======== Data extract

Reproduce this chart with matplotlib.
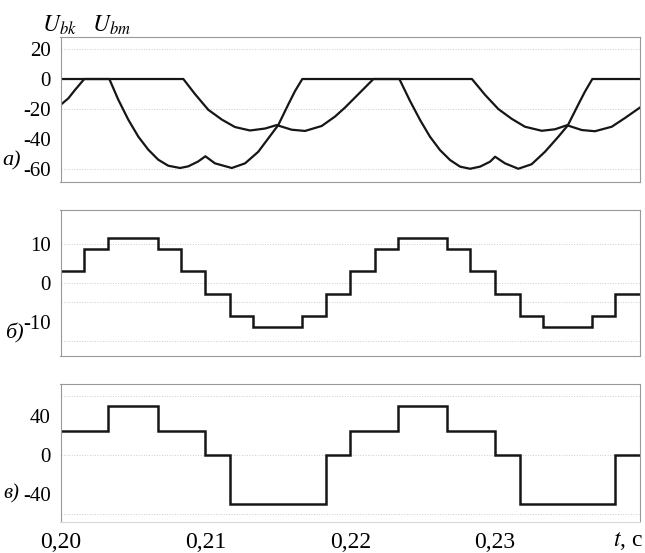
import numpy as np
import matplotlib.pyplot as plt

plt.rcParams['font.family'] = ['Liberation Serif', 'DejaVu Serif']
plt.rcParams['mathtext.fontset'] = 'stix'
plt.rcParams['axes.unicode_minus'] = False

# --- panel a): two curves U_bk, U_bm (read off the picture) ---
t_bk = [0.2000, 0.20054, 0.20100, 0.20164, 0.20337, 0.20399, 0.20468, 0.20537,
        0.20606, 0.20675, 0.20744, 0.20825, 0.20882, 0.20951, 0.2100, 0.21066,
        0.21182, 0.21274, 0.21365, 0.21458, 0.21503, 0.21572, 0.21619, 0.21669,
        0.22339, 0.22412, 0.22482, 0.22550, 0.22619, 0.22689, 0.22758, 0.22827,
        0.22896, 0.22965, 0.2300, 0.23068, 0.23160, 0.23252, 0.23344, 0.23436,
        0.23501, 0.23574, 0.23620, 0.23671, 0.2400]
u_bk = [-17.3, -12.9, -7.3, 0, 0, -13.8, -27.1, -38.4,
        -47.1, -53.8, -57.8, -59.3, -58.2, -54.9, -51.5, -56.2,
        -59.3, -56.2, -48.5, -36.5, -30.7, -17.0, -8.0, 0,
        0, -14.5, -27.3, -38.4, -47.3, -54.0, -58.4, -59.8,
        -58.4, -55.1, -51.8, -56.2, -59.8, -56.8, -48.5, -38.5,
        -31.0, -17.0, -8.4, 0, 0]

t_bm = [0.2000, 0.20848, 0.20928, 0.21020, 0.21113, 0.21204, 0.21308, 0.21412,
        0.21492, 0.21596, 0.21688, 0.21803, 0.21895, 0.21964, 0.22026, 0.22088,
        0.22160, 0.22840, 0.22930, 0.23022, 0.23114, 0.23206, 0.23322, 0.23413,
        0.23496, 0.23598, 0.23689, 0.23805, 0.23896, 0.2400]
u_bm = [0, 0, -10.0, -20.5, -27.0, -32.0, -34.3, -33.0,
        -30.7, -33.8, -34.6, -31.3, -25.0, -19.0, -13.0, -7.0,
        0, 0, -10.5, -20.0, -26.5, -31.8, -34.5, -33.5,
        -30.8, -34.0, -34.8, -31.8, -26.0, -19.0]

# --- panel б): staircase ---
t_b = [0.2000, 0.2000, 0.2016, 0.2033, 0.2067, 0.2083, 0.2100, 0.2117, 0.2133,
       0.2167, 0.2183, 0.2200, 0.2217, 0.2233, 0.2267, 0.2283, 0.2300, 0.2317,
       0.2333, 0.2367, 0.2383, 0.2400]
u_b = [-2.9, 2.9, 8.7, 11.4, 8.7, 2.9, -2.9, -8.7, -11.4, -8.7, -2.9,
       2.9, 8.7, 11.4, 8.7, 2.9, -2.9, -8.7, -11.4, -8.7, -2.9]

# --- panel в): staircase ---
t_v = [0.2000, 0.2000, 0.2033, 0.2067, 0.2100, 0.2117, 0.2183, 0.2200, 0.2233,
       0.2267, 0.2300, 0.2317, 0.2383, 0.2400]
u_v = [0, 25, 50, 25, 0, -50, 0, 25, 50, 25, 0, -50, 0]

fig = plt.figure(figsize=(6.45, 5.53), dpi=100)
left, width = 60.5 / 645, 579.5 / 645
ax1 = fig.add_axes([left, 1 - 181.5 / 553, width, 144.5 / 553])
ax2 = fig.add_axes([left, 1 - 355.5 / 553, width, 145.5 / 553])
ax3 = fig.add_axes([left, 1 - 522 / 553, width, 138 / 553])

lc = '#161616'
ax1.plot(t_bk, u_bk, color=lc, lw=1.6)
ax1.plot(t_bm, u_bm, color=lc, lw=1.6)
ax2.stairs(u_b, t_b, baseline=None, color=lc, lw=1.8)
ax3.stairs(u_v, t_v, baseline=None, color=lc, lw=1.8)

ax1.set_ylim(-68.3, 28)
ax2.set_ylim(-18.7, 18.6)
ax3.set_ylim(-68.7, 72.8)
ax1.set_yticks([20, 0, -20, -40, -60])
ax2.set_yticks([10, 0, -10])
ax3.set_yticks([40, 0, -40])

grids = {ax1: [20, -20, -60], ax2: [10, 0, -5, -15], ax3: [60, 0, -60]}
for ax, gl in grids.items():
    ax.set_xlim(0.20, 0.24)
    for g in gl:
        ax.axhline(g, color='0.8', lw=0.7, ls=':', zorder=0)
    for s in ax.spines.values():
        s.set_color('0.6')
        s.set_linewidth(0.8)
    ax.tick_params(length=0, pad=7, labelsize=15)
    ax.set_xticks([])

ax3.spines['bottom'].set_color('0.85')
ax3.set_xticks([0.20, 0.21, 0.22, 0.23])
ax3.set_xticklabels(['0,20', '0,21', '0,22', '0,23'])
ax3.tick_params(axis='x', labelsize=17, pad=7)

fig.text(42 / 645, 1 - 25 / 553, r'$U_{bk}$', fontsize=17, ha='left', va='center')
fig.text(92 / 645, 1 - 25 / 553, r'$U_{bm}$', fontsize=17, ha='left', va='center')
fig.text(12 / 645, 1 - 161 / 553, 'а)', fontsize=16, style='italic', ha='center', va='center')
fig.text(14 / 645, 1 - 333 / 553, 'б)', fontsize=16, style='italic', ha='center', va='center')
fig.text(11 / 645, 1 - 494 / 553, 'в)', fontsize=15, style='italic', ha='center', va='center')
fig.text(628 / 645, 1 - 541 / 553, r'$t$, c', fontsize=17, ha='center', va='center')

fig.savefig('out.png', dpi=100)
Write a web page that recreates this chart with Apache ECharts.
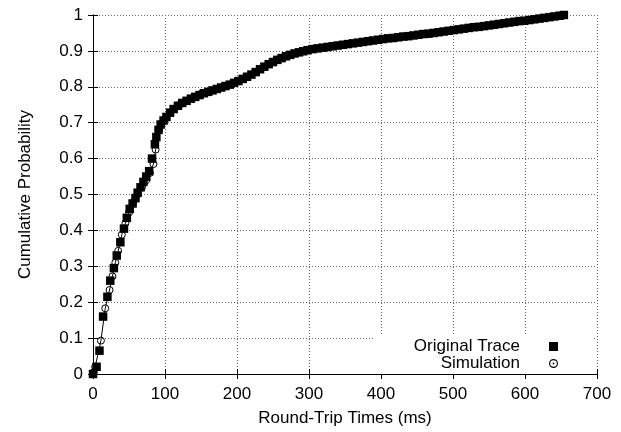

================
======== Data extract

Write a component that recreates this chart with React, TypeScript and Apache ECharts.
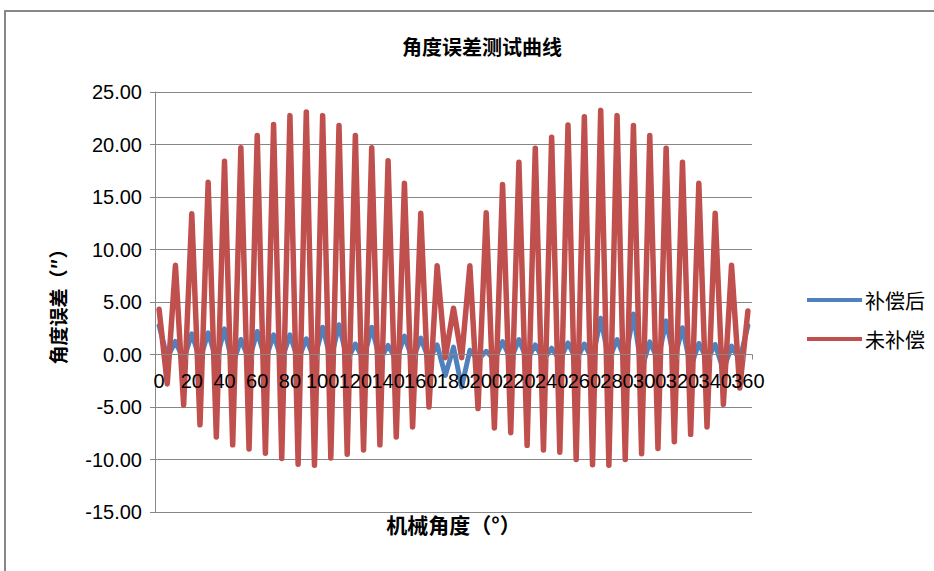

================

> **The problem**
Gather every line from the listing above in which "that" appears, and copy those lines.

> **Output of the task**
Write a web page that recreates this chart with Apache ECharts.
Write a component that recreates this chart with React, TypeScript and Apache ECharts.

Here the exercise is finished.